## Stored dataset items
•••
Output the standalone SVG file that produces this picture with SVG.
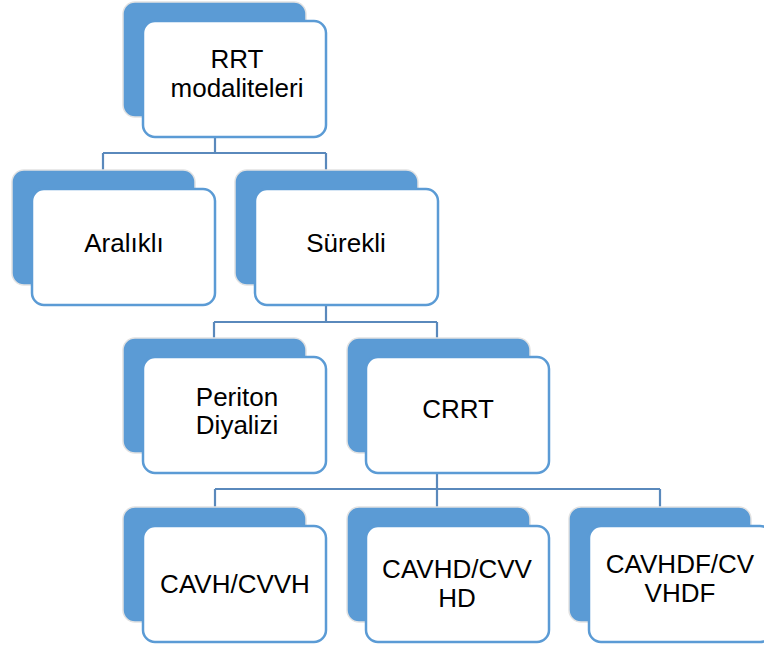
<svg xmlns="http://www.w3.org/2000/svg" width="764" height="648" viewBox="0 0 764 648">
<style>
.back{fill:#5B9BD5;stroke:#E2E2E2;stroke-width:1.5}
.front{fill:#FFFFFF;stroke:#5B9BD5;stroke-width:2.5}
.conn{fill:none;stroke:#5A89BC;stroke-width:2.2}
text{font-family:"Liberation Sans",Arial,sans-serif;font-size:26px;fill:#000;text-anchor:middle}
</style>
<rect width="764" height="648" fill="#FFFFFF"/>
<g id="connectors">
<path class="conn" d="M215,137V153M103,153H326M103,153V170M326,153V170"/>
<path class="conn" d="M326,305V322M214,322H437M214,322V338M437,322V338"/>
<path class="conn" d="M437,473V489M215,489H660M215,489V507M437,489V507M660,489V507"/>
</g>
<g id="root">
<rect class="back" x="123" y="2" width="183" height="115" rx="12"/>
<rect class="front" x="143" y="21" width="183" height="116" rx="12"/>
<text x="237" y="68">RRT</text>
<text x="237" y="97">modaliteleri</text>
</g>
<g id="aralikli">
<rect class="back" x="12" y="170" width="183" height="115" rx="12"/>
<rect class="front" x="32" y="189" width="183" height="116" rx="12"/>
<text x="124" y="252">Aralıklı</text>
</g>
<g id="surekli">
<rect class="back" x="235" y="170" width="183" height="115" rx="12"/>
<rect class="front" x="255" y="189" width="183" height="116" rx="12"/>
<text x="346" y="252">Sürekli</text>
</g>
<g id="periton">
<rect class="back" x="123" y="338" width="183" height="115" rx="12"/>
<rect class="front" x="143" y="357" width="183" height="116" rx="12"/>
<text x="237" y="406">Periton</text>
<text x="237" y="434">Diyalizi</text>
</g>
<g id="crrt">
<rect class="back" x="347" y="338" width="183" height="115" rx="12"/>
<rect class="front" x="366" y="357" width="183" height="116" rx="12"/>
<text x="458" y="418">CRRT</text>
</g>
<g id="cavh">
<rect class="back" x="123" y="507" width="183" height="115" rx="12"/>
<rect class="front" x="143" y="526" width="183" height="116" rx="12"/>
<text x="235" y="593">CAVH/CVVH</text>
</g>
<g id="cavhd">
<rect class="back" x="347" y="507" width="183" height="115" rx="12"/>
<rect class="front" x="366" y="526" width="183" height="116" rx="12"/>
<text x="457" y="578">CAVHD/CVV</text>
<text x="457" y="607">HD</text>
</g>
<g id="cavhdf">
<rect class="back" x="569" y="507" width="182" height="115" rx="12"/>
<rect class="front" x="589" y="526" width="183" height="116" rx="12"/>
<text x="680" y="573">CAVHDF/CV</text>
<text x="680" y="602">VHDF</text>
</g>
</svg>
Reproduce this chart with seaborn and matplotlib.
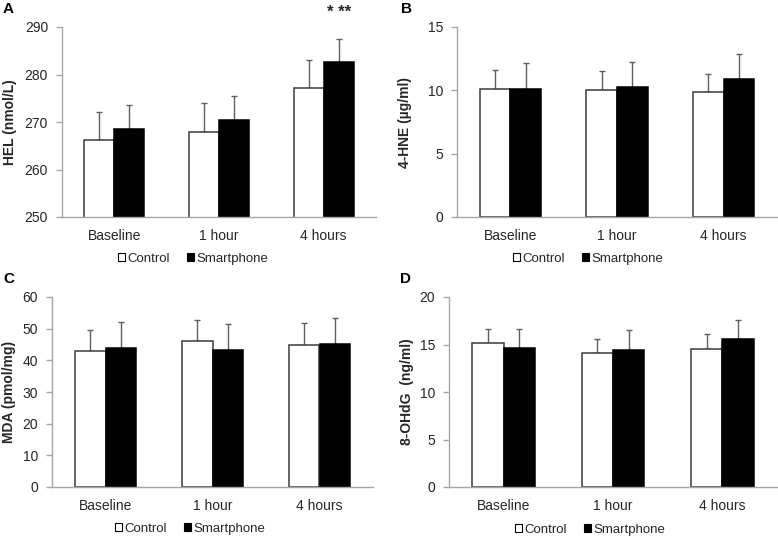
import matplotlib
matplotlib.use("Agg")
import matplotlib.pyplot as plt
import matplotlib.transforms as mtransforms
from matplotlib.patches import Patch
import pandas as pd
import seaborn as sns

# Datos
tiempos = ["Baseline", "1 hour", "4 hours"]
grupos = ["Control", "Smartphone"]

hel_control = [266.3, 268.0, 277.2]
hel_control_sd = [5.9, 5.9, 5.9]
hel_smart = [268.5, 270.5, 282.6]
hel_smart_sd = [5.0, 5.0, 4.9]

hne_control = [10.13, 10.05, 9.87]
hne_control_sd = [1.45, 1.45, 1.42]
hne_smart = [10.1, 10.24, 10.9]
hne_smart_sd = [2.06, 2.02, 2.0]

mda_control = [42.9, 46.1, 44.7]
mda_control_sd = [6.8, 6.7, 7.0]
mda_smart = [44.0, 43.3, 45.05]
mda_smart_sd = [8.1, 8.2, 8.25]

ohdg_control = [15.18, 14.15, 14.54]
ohdg_control_sd = [1.4, 1.48, 1.55]
ohdg_smart = [14.65, 14.44, 15.56]
ohdg_smart_sd = [1.93, 2.04, 2.04]

sns.set_style("white")
plt.rcParams["font.family"] = ["Liberation Sans", "DejaVu Sans"]

GRIS = "#a6a6a6"
TEXTO = "#262626"

fig = plt.figure(figsize=(7.78, 5.44), dpi=100)
W, H = 778, 544


def eje(izq, arriba, der, abajo):
    return fig.add_axes([izq / W, 1 - abajo / H, (der - izq) / W, (abajo - arriba) / H])


paneles = [
    dict(ax=eje(62, 27, 376, 217), letra="A", lx=3, ly=2, ylab="HEL (nmol/L)", ylabx=17,
         c=hel_control, csd=hel_control_sd, s=hel_smart, ssd=hel_smart_sd,
         ylim=(250, 290), ticks=[250, 260, 270, 280, 290], legx=193, legy=259),
    dict(ax=eje(457, 27, 777, 217), letra="B", lx=401, ly=2, ylab="4-HNE (µg/ml)", ylabx=412,
         c=hne_control, csd=hne_control_sd, s=hne_smart, ssd=hne_smart_sd,
         ylim=(0, 15), ticks=[0, 5, 10, 15], legx=588, legy=259),
    dict(ax=eje(52, 297, 373, 487), letra="C", lx=3, ly=272, ylab="MDA (pmol/mg)", ylabx=16,
         c=mda_control, csd=mda_control_sd, s=mda_smart, ssd=mda_smart_sd,
         ylim=(0, 60), ticks=[0, 10, 20, 30, 40, 50, 60], legx=190, legy=529),
    dict(ax=eje(449, 297, 777, 487), letra="D", lx=400, ly=272, ylab="8-OHdG  (ng/ml)", ylabx=414,
         c=ohdg_control, csd=ohdg_control_sd, s=ohdg_smart, ssd=ohdg_smart_sd,
         ylim=(0, 20), ticks=[0, 5, 10, 15, 20], legx=590, legy=530),
]

for p in paneles:
    ax = p["ax"]
    df = pd.DataFrame({
        "tiempo": tiempos * 2,
        "grupo": [grupos[0]] * 3 + [grupos[1]] * 3,
        "valor": p["c"] + p["s"],
    })
    sns.barplot(data=df, x="tiempo", y="valor", hue="grupo", order=tiempos,
                hue_order=grupos, palette=["white", "black"], width=0.575,
                errorbar=None, legend=False, ax=ax, zorder=2)

    # bordes y barras de error (solo hacia arriba)
    for cont, sd, borde in zip(ax.containers, [p["csd"], p["ssd"]], ["#3a3a3a", "black"]):
        xs, ys = [], []
        for barra in cont:
            barra.set_edgecolor(borde)
            barra.set_linewidth(1.1)
            xs.append(barra.get_x() + barra.get_width() / 2)
            ys.append(barra.get_height())
        ax.errorbar(xs, ys, yerr=[[0] * len(sd), sd], fmt="none", ecolor="#5f5f5f",
                    elinewidth=1.0, capsize=2, capthick=1.0, zorder=1)

    ax.set_ylim(*p["ylim"])
    ax.set_yticks(p["ticks"])
    ax.set_xlim(-0.5, 2.5)
    ax.set_xticks([-0.5, 0.5, 1.5, 2.5], minor=True)
    ax.tick_params(axis="x", which="major", length=0, pad=9, labelsize=10, labelcolor=TEXTO)
    ax.tick_params(axis="x", which="minor", length=4, color=GRIS, width=1, direction="out")
    ax.tick_params(axis="y", length=4, color=GRIS, width=1, direction="out",
                   labelsize=10, labelcolor=TEXTO, pad=6, left=True)
    for lado in ["top", "right"]:
        ax.spines[lado].set_visible(False)
    for lado in ["left", "bottom"]:
        ax.spines[lado].set_color(GRIS)
        ax.spines[lado].set_linewidth(1)
    ax.set_xlabel("")
    ax.set_ylabel(p["ylab"], fontsize=10, fontweight="bold", color=TEXTO)
    ax.yaxis.set_label_coords(p["ylabx"] / W, 0.5, transform=mtransforms.blended_transform_factory(fig.transFigure, ax.transAxes))

    fig.text(p["lx"] / W, 1 - p["ly"] / H, p["letra"], fontsize=11, fontweight="bold",
             va="top", ha="left", color="black")

    handles = [Patch(facecolor="white", edgecolor="black", linewidth=0.8),
               Patch(facecolor="black", edgecolor="black", linewidth=0.8)]
    fig.legend(handles, grupos, loc="center", bbox_to_anchor=(p["legx"] / W, 1 - p["legy"] / H),
               ncol=2, frameon=False, fontsize=9.5, handlelength=0.55, handleheight=0.55,
               handletextpad=0.15, columnspacing=1.3, labelcolor=TEXTO)

# asteriscos en el panel A sobre 4 hours
axA = paneles[0]["ax"]
barra4 = axA.containers[1][2]
axA.text(barra4.get_x() + barra4.get_width() / 2, 1.075, "* **",
         transform=mtransforms.blended_transform_factory(axA.transData, axA.transAxes),
         ha="center", va="center", fontsize=12, fontweight="bold", color=TEXTO, clip_on=False)

fig.savefig("out.png", dpi=100)
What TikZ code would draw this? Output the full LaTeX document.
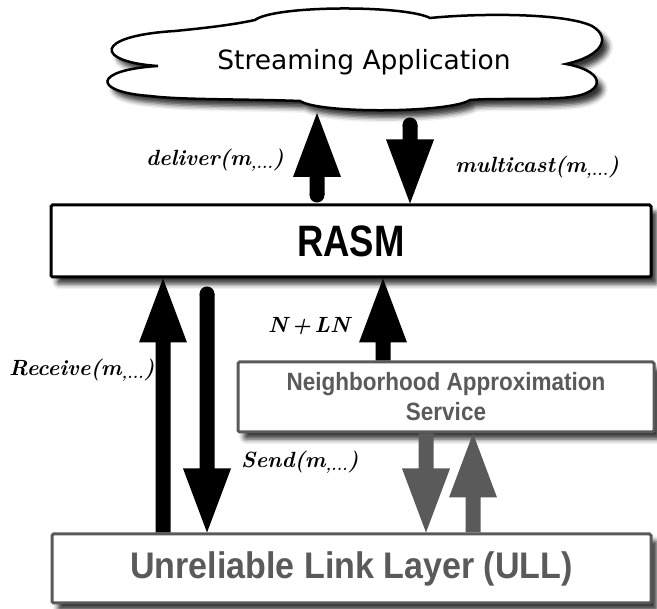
\documentclass[tikz,border=0pt]{standalone}
\usepackage{fontspec}
\newfontfamily\arialR[FakeStretch=0.83]{Liberation Sans}
\newfontfamily\arialN[FakeStretch=0.9]{Liberation Sans}
\newfontfamily\arialU[FakeStretch=0.92]{Liberation Sans}
\newfontfamily\dejavuf{DejaVu Sans}
\usetikzlibrary{calc,shadows.blur}
\definecolor{gr}{HTML}{5A5A5A}
\tikzset{
  shad/.style={blur shadow={shadow xshift=6pt, shadow yshift=-7pt, shadow blur radius=5pt, shadow opacity=80}},
  box/.style={draw, line width=3pt, fill=white, rounded corners=1.5pt, shad},
  lbl/.style={font=\fontsize{22}{26}\selectfont\bfseries\itshape, inner sep=0pt, anchor=west},
  fat/.style={to path={
    -- ($(\tikztostart)!7.5pt!-90:(\tikztotarget)$)
    -- ($(\tikztotarget)!64pt!(\tikztostart)!7.5pt!90:(\tikztostart)$)
    -- ($(\tikztotarget)!64pt!(\tikztostart)!24pt!90:(\tikztostart)$)
    -- (\tikztotarget)
    -- ($(\tikztotarget)!64pt!(\tikztostart)!24pt!-90:(\tikztostart)$)
    -- ($(\tikztotarget)!64pt!(\tikztostart)!7.5pt!-90:(\tikztostart)$)
    -- ($(\tikztostart)!7.5pt!90:(\tikztotarget)$)
    -- (\tikztostart)}},
}
\begin{document}
\begin{tikzpicture}[x=1pt,y=-1pt]
\useasboundingbox (0,0) rectangle (657,609);
% cloud
\draw[line width=2.5pt, fill=white, shad]
  (158,66)
  .. controls (95,62) and (92,36) .. (175,31)
  .. controls (205,28) and (232,25) .. (255,20)
  .. controls (275,5) and (405,5) .. (430,18)
  .. controls (480,13) and (565,13) .. (592,26)
  .. controls (612,38) and (602,56) .. (566,64)
  .. controls (610,72) and (606,96) .. (560,98)
  .. controls (525,100) and (495,98) .. (470,100)
  .. controls (450,113) and (320,114) .. (300,101)
  .. controls (250,99) and (180,100) .. (150,96)
  .. controls (92,92) and (92,70) .. (158,66) -- cycle;
\node (app) at (364,62) {\dejavuf\fontsize{26.5}{30}\selectfont Streaming Application};
% boxes
\node[box, draw=black, minimum width=600pt, minimum height=72pt,
      font=\arialR\bfseries\fontsize{44}{48}\selectfont] (rasm) at (351,241) {RASM};
\node[box, draw=gr, text=gr, minimum width=416pt, minimum height=70pt, align=center,
      font=\arialN\bfseries\fontsize{25}{30}\selectfont] (nas) at (446,397)
      {Neighborhood Approximation\\Service};
\node[box, draw=gr, text=gr, minimum width=599pt, minimum height=69pt,
      font=\arialU\bfseries\fontsize{37}{40}\selectfont] (ull) at (351.5,568.5)
      {Unreliable Link Layer (ULL)};
% arrow end points
\coordinate (dt) at (317,195);
\coordinate (dh) at (317,113);
\coordinate (mt) at (410,125);
\coordinate (xm) at (410,0);
\coordinate (xr) at (163,0);
\coordinate (st) at (207,294);
\coordinate (xn) at (383,0);
\coordinate (xd) at (426,0);
\coordinate (xu) at (473,0);
\coordinate (mh) at (rasm.north -| xm);
\coordinate (rt) at (ull.north -| xr);
\coordinate (rh) at (rasm.south -| xr);
\coordinate (sh) at (ull.north -| st);
\coordinate (nt) at (nas.north -| xn);
\coordinate (nh) at (rasm.south -| xn);
\coordinate (gdt) at (nas.south -| xd);
\coordinate (gdh) at (ull.north -| xd);
\coordinate (gut) at (ull.north -| xu);
\coordinate (guh) at (nas.south -| xu);
% arrows
\fill[fat] (dt) to (dh);
\fill (dt) circle[radius=7.5pt];
\fill[fat] (mt) to (mh);
\fill (mt) circle[radius=7.5pt];
\fill[fat] (rt) to (rh);
\fill[fat] (st) to (sh);
\fill (st) circle[radius=7.5pt];
\fill[fat] (nt) to (nh);
\fill[fat, gr] (gdt) to (gdh);
\fill[fat, gr] (gut) to (guh);
% labels
\node[lbl] (ldel) at (146,160) {deliver(m\textsubscript{,...})};
\node[lbl] (lmul) at (455,167) {multicast(m\textsubscript{,...})};
\node[lbl] (lrec) at (9,370) {Receive(m\textsubscript{,...})};
\node[lbl] (lsen) at (241,462) {Send(m\textsubscript{,...})};
\node[lbl] (lnln) at (268,326) {N{\,}+{\,}LN};
\end{tikzpicture}
\end{document}
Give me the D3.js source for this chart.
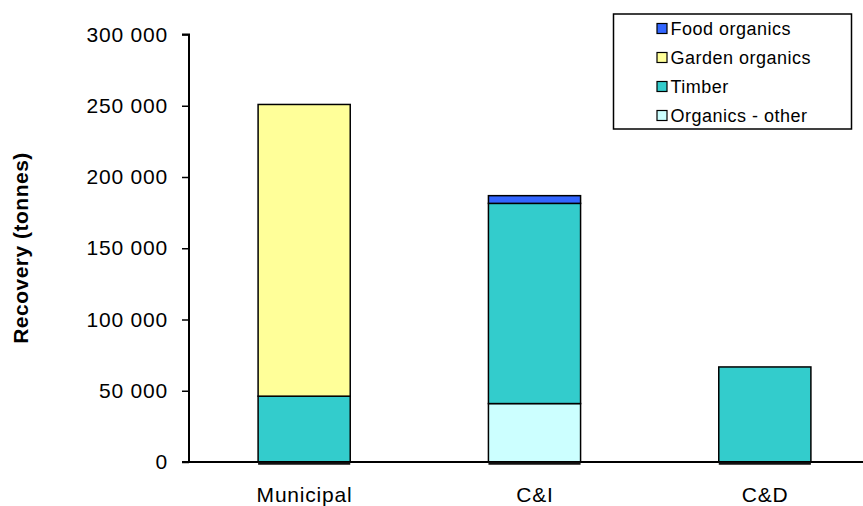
<!DOCTYPE html>
<html><head><meta charset="utf-8">
<script src="https://cdn.jsdelivr.net/npm/d3@7"></script>
<style>body{margin:0;background:#fff}svg{display:block;font-family:"Liberation Sans",Arial,sans-serif}</style>
</head><body>
<svg id="c" width="863" height="506"></svg>
<script>
const categories = ["Municipal", "C&I", "C&D"];
const seriesNames = ["Organics - other", "Timber", "Garden organics", "Food organics"];
const organicsOther = [0, 41000, 0];
const timber = [46200, 140500, 66700];
const gardenOrganics = [204700, 0, 0];
const foodOrganics = [0, 5400, 0];
const colors = ["#CCFFFF", "#33CCCC", "#FFFF99", "#3366FF"];
const yTicks = [0, 50000, 100000, 150000, 200000, 250000, 300000];
const legendOrder = ["Food organics", "Garden organics", "Timber", "Organics - other"];

const rows = categories.map((c, i) => ({
  cat: c,
  "Organics - other": organicsOther[i],
  "Timber": timber[i],
  "Garden organics": gardenOrganics[i],
  "Food organics": foodOrganics[i]
}));
const stacked = d3.stack().keys(seriesNames)(rows);
const color = d3.scaleOrdinal().domain(seriesNames).range(colors);

const svg = d3.select("#c");
const x = d3.scaleBand().domain(categories).range([189, 880]).paddingInner(0.6).paddingOuter(0.3);
const y = d3.scaleLinear().domain([0, 300000]).range([462, 34.5]);

const fmt = v => d3.format(",")(v).replace(/,/g, " ");

// y axis
const yAxis = svg.append("g").attr("transform", "translate(189,0)")
  .call(d3.axisLeft(y).tickValues(yTicks).tickFormat(fmt).tickSize(7).tickPadding(14));
yAxis.select(".domain").attr("stroke", "#000").attr("stroke-width", 2).attr("d", `M-7,${y(300000)}H0V${y(0)}`);
yAxis.selectAll(".tick line").attr("stroke", "#000").attr("stroke-width", 1.5);
yAxis.selectAll("text").attr("font-size", 21).attr("letter-spacing", 0.8).attr("fill", "#000")
  .attr("font-family", "Liberation Sans, Arial, sans-serif");

// bars
svg.append("g").selectAll("g").data(stacked).join("g")
  .attr("fill", d => color(d.key))
  .selectAll("rect").data(d => d.filter(s => s[1] - s[0] > 0)).join("rect")
  .attr("x", d => x(d.data.cat))
  .attr("width", x.bandwidth())
  .attr("y", d => y(d[1]))
  .attr("height", d => y(d[0]) - y(d[1]))
  .attr("stroke", "#000").attr("stroke-width", 1.5);

// x axis baseline
svg.append("line").attr("x1", 182).attr("x2", 863).attr("y1", y(0)).attr("y2", y(0))
  .attr("stroke", "#000").attr("stroke-width", 2);
// bottom thick edges of bars
svg.append("g").selectAll("line").data(categories).join("line")
  .attr("x1", d => x(d)).attr("x2", d => x(d) + x.bandwidth())
  .attr("y1", y(0) + 1.5).attr("y2", y(0) + 1.5)
  .attr("stroke", "#111").attr("stroke-width", 2.5);

// category labels
svg.append("g").selectAll("text").data(categories).join("text")
  .attr("x", d => x(d) + x.bandwidth() / 2 + 0.4).attr("y", 502)
  .attr("text-anchor", "middle").attr("font-size", 21).attr("letter-spacing", 0.8).attr("fill", "#000")
  .text(d => d);

// y title
svg.append("text").attr("transform", "translate(28,248) rotate(-90)")
  .attr("text-anchor", "middle").attr("font-size", 21).attr("font-weight", "bold").attr("letter-spacing", 0.5)
  .text("Recovery (tonnes)");

// legend
const lg = svg.append("g");
lg.append("rect").attr("x", 613.5).attr("y", 14).attr("width", 238).attr("height", 115)
  .attr("fill", "#fff").attr("stroke", "#000").attr("stroke-width", 1.5);
const li = lg.selectAll("g.item").data(legendOrder).join("g").attr("class", "item")
  .attr("transform", (d, i) => `translate(657,${28.5 + i * 29})`);
li.append("rect").attr("x", 0).attr("y", -5).attr("width", 10).attr("height", 10)
  .attr("fill", d => color(d)).attr("stroke", "#000").attr("stroke-width", 1.2);
li.append("text").attr("x", 13.5).attr("y", 6.5).attr("font-size", 18).attr("letter-spacing", 0.5).attr("fill", "#000").text(d => d);
</script>
</body></html>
•••
## AIM
Copy only what runs above from the line containing "Reproduce this chart" through the line containing "import seaborn as sns", exactly. Leave out the pictures.

## ANSWER TO THE EXERCISE
Reproduce this chart with seaborn and matplotlib.
import matplotlib
matplotlib.use("Agg")
import matplotlib.pyplot as plt
import matplotlib.transforms as mtransforms
from matplotlib.patches import Patch
import pandas as pd
import seaborn as sns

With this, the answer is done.